EXERCISE TASK:
Reproduce the listing that follows with no differences at all.
+===+
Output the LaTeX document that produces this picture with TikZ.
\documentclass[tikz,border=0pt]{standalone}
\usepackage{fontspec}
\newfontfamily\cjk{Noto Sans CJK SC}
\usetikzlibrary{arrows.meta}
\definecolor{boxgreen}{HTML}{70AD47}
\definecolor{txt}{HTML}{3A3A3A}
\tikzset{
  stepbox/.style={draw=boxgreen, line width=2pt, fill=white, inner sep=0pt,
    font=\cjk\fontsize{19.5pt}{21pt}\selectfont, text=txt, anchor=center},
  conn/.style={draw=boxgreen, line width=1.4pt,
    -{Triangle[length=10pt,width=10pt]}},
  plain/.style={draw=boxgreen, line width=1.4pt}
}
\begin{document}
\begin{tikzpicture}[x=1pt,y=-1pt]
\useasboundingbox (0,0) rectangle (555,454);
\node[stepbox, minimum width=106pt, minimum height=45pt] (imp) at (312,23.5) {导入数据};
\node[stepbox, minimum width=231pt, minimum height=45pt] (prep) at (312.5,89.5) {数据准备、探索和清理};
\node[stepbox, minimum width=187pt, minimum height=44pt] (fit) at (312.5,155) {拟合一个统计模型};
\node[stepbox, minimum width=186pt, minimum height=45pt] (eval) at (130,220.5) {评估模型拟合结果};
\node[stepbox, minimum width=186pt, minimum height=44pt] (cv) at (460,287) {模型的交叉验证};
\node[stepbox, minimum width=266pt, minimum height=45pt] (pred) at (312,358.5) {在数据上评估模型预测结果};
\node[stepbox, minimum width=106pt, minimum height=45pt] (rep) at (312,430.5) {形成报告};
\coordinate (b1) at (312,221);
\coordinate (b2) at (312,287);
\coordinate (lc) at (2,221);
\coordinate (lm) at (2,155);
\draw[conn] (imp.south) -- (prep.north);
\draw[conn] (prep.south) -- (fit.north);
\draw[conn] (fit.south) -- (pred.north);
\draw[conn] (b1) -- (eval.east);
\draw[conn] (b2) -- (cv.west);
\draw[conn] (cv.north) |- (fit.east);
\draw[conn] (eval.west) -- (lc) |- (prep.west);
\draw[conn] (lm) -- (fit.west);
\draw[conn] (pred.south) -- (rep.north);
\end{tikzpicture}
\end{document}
+===+
RESPONSE TO THIS TASK:
Output the LaTeX document that produces this picture with TikZ.
\documentclass[tikz,border=0pt]{standalone}
\usepackage{fontspec}
\newfontfamily\cjk{Noto Sans CJK SC}
\usetikzlibrary{arrows.meta}
\definecolor{boxgreen}{HTML}{70AD47}
\definecolor{txt}{HTML}{3A3A3A}
\tikzset{
  stepbox/.style={draw=boxgreen, line width=2pt, fill=white, inner sep=0pt,
    font=\cjk\fontsize{19.5pt}{21pt}\selectfont, text=txt, anchor=center},
  conn/.style={draw=boxgreen, line width=1.4pt,
    -{Triangle[length=10pt,width=10pt]}},
  plain/.style={draw=boxgreen, line width=1.4pt}
}
\begin{document}
\begin{tikzpicture}[x=1pt,y=-1pt]
\useasboundingbox (0,0) rectangle (555,454);
\node[stepbox, minimum width=106pt, minimum height=45pt] (imp) at (312,23.5) {导入数据};
\node[stepbox, minimum width=231pt, minimum height=45pt] (prep) at (312.5,89.5) {数据准备、探索和清理};
\node[stepbox, minimum width=187pt, minimum height=44pt] (fit) at (312.5,155) {拟合一个统计模型};
\node[stepbox, minimum width=186pt, minimum height=45pt] (eval) at (130,220.5) {评估模型拟合结果};
\node[stepbox, minimum width=186pt, minimum height=44pt] (cv) at (460,287) {模型的交叉验证};
\node[stepbox, minimum width=266pt, minimum height=45pt] (pred) at (312,358.5) {在数据上评估模型预测结果};
\node[stepbox, minimum width=106pt, minimum height=45pt] (rep) at (312,430.5) {形成报告};
\coordinate (b1) at (312,221);
\coordinate (b2) at (312,287);
\coordinate (lc) at (2,221);
\coordinate (lm) at (2,155);
\draw[conn] (imp.south) -- (prep.north);
\draw[conn] (prep.south) -- (fit.north);
\draw[conn] (fit.south) -- (pred.north);
\draw[conn] (b1) -- (eval.east);
\draw[conn] (b2) -- (cv.west);
\draw[conn] (cv.north) |- (fit.east);
\draw[conn] (eval.west) -- (lc) |- (prep.west);
\draw[conn] (lm) -- (fit.west);
\draw[conn] (pred.south) -- (rep.north);
\end{tikzpicture}
\end{document}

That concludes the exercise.